ECLI:NL:RBAMS:2022:5769
Rechtbank Amsterdam
- Raadkamer
- Rechtspraak.nl
Bevoegdheid rechter-commissaris bij klinische observatie van verdachte na pro forma zitting
In deze zaak heeft de rechtbank Amsterdam op 27 september 2022 uitspraak gedaan in het hoger beroep tegen een beschikking van de rechter-commissaris, waarbij de verdachte ter observatie in het Pieter Baan Centrum (PBC) werd geplaatst. De verdachte, geboren in 1997 en momenteel gedetineerd, had op 7 september 2022 hoger beroep ingesteld tegen de beschikking van de rechter-commissaris van 6 september 2022. De rechtbank heeft de relevante stukken bekeken, waaronder de vordering van de officier van justitie en de beschikking van de rechter-commissaris. De rechtbank heeft op 19 september 2022 de officier van justitie, de verdachte en zijn raadsman gehoord.
De verdachte betoogde dat de rechter-commissaris niet bevoegd was om te beslissen over de vordering van de officier van justitie, omdat de zaak al op 30 juni 2022 bij de zittingsrechter was behandeld. De raadsman voerde aan dat de klinische observatie niet noodzakelijk was, aangezien de verdachte slechts op kleine onderdelen niet had meegewerkt aan het onderzoek van de psycholoog. De officier van justitie stelde daarentegen dat de rechter-commissaris wel bevoegd was en dat de klinische observatie noodzakelijk was.

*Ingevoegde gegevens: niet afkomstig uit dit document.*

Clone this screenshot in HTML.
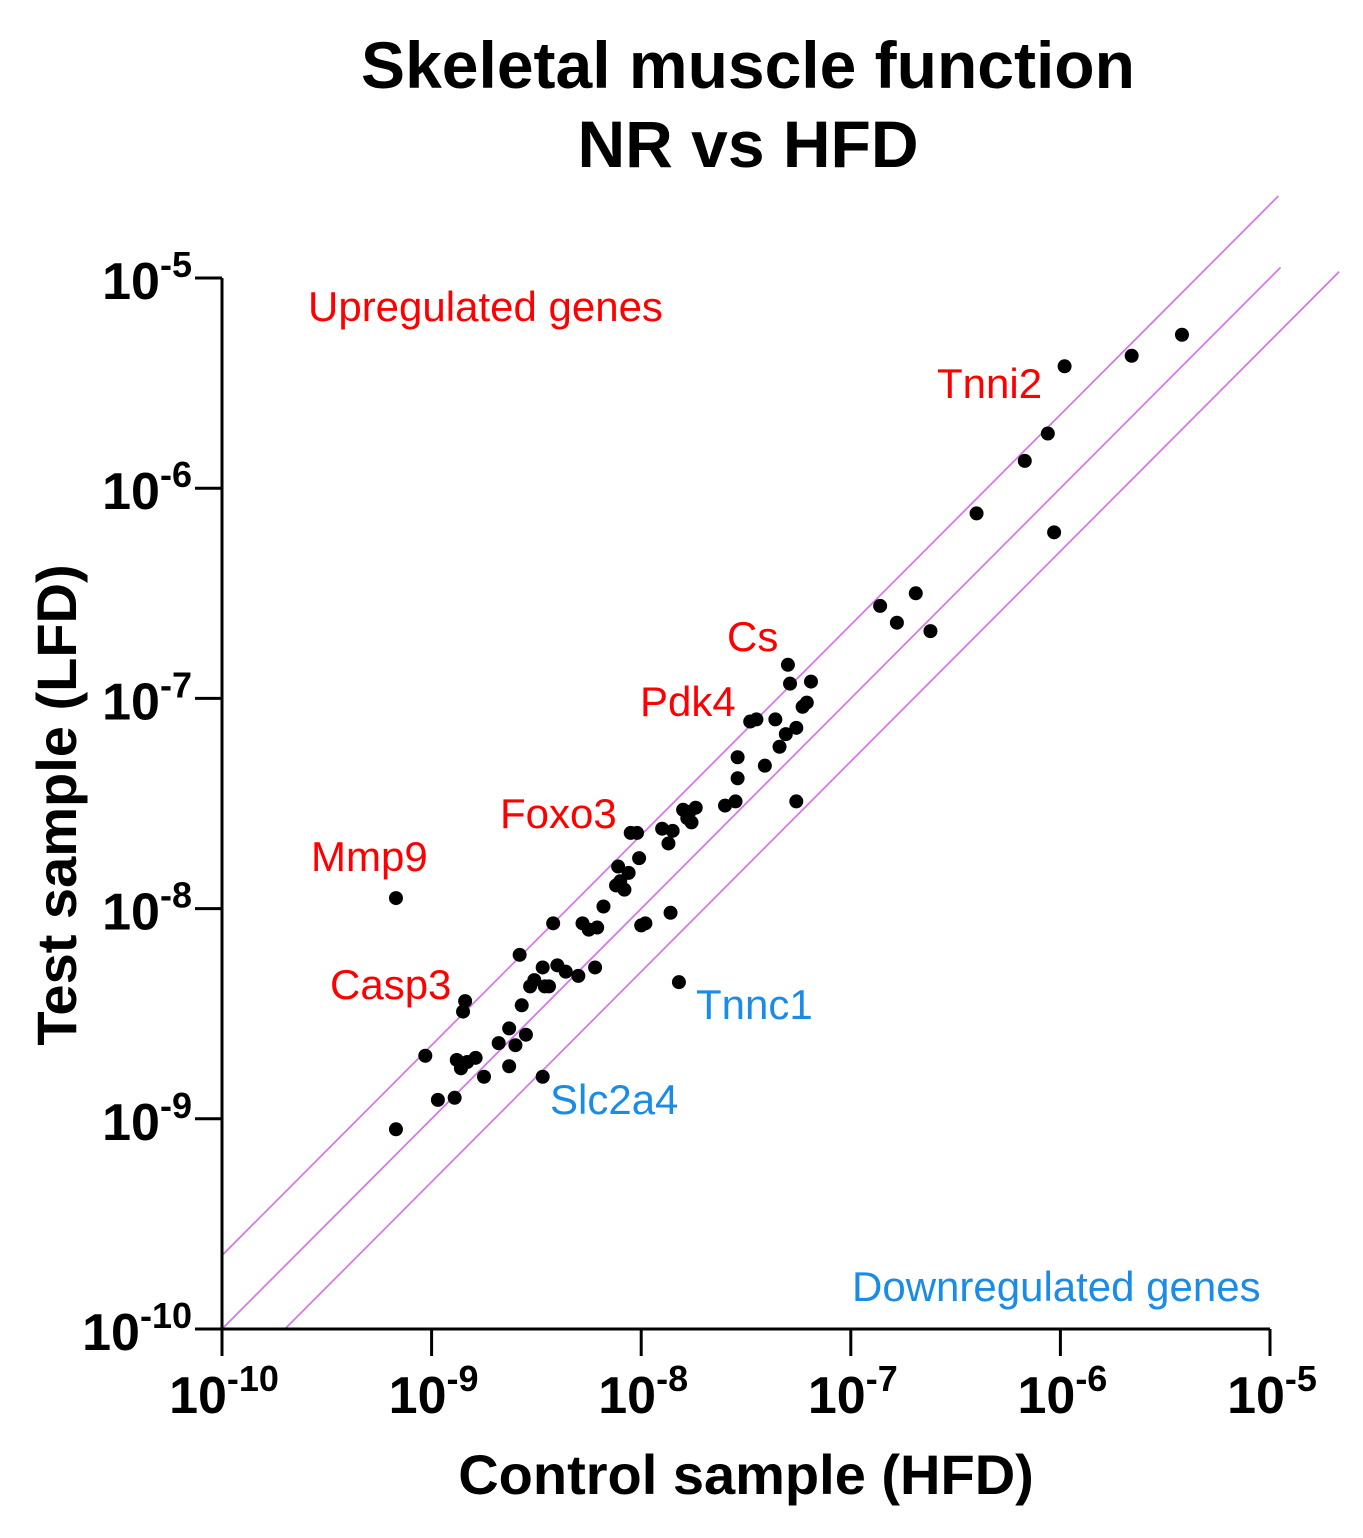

De rechtbank concludeerde dat de rechter-commissaris onbevoegd was om het bevel tot observatie te geven, omdat de zittingsrechter al met de behandeling van de zaak was begonnen. De rechtbank vernietigde daarom de beschikking van de rechter-commissaris en verklaarde het hoger beroep gegrond. De beslissing werd genomen in raadkamer door de rechters M.M.L.A.T. Doll, J. van Zijl en R. Godthelp, in aanwezigheid van griffier G. Alagöz.